Monday, June 06, 2005

daydreaming

Five in the morning. I'm battling with myself, resisting the urges to just lay there close my eyes and feel the soft sheets against my back. I have to get up, even if its against my will.

I turned to the opposite side of the bed, and there beside me, as she always is, having that very innocent look and that very lovely face. Waking up with the sight of her can't be beat by anything. It's the most spectacular feeling i've ever felt.

I could spend the whole morning just staring at her. But i have to get up. This is her day. We have what we call a "royalty" day. You spend the day being the king/queen, if its your scheduled day. We do this only once a month, and today happens to be her day. So i have to get up and start serving my queen.

I sat up, looked at her one final time, gave her a light kiss (just a small touch of the lips to her forehead, since i don't want to wake her up yet), and started uncovering myself from the sheets. I reached for my slippers under the bed, and started for the restroom. I walked as silently as i can. Though the door to the bathroom is just a few paces away from the bed, it seemed to me like a mile away. It's like walking clandestinely to an imaginary target, trying your best to do it with complete stealth in order not to be noticed by anything around.

I finished my morning rituals as quickly as possible and as fast as i can so that i can start preparing breakfast for my queen. I headed to the door of our room and went down the stairs to our kitchen. Its still dark, the sun does not rise until six am during this month.

First off is for me to have a cup of coffee, to give me a little perk. I just realized, it was quite cold, so the coffee would help me to warm up a bit.

I went to the fridge to get some eggs and the ham i bought yesterday before we got home. I had trouble finding the pan i'll use for cooking, but found it anyway after several minutes of opening and closing cabinet doors. I still have a difficult time memorizing where everything is hidden, but i'm sure i'll get used to knowing where to find anything i need.

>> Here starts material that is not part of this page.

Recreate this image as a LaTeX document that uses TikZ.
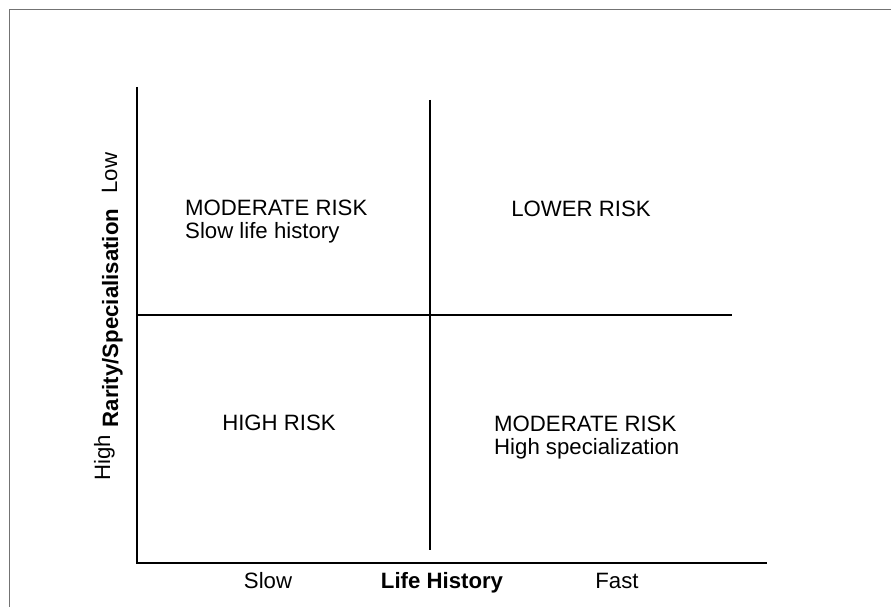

I took a sip of my coffee before starting to cook the egg and the ham. I also took out the bread slices we've had since two days ago, and placed two of them in the toaster. I browsed through the mail we got yesterday as i waited for the egg and ham and toasts to cook. We weren't able to go through the mail last night since we got home very late and tired.

The toasts are done, as well as the first of the two eggs. The ham's still cooking, as i placed the second batch of slices in the toaster. I took another sip of coffee then went to tidy up the place a little. I finished cooking before i got halfway through my coffee. I was also done tidying up around. I set-up the breakfast tray and prepared my queen's breakfast. I have some instant fruit juice to come along with her toast, egg and ham.

I went upstairs with the breakfast treat for my queen. When i entered the door. I saw her there, still curled up in bed, the way i left her earlier. She's still there staring at me innocently, with pillows encased in her arms, and the sheets down to her waist.

As i laid down the breakfast tray on the table beside the bed, i can't stop thinking how lucky i am having her as my "queen". I'm so thankful she's with me here right now. Waking up with her every morning gives me such a feeling of awe, and exhilaration. It makes me smile every morning i see her staring right back at me, wearing that innocent smile. It really completes your day even before it starts. I won't trade that feeling with any other feeling.

I just sat beside her. watching her sleep through the rest of the early morning. i decided against waking her up for breakfast. I decided to just sit there and watch her sleep, and spend the rest of the morning thinking how lucky i am waking up beside the most wonderful person, and the most precious part of my life, my queen, my wife.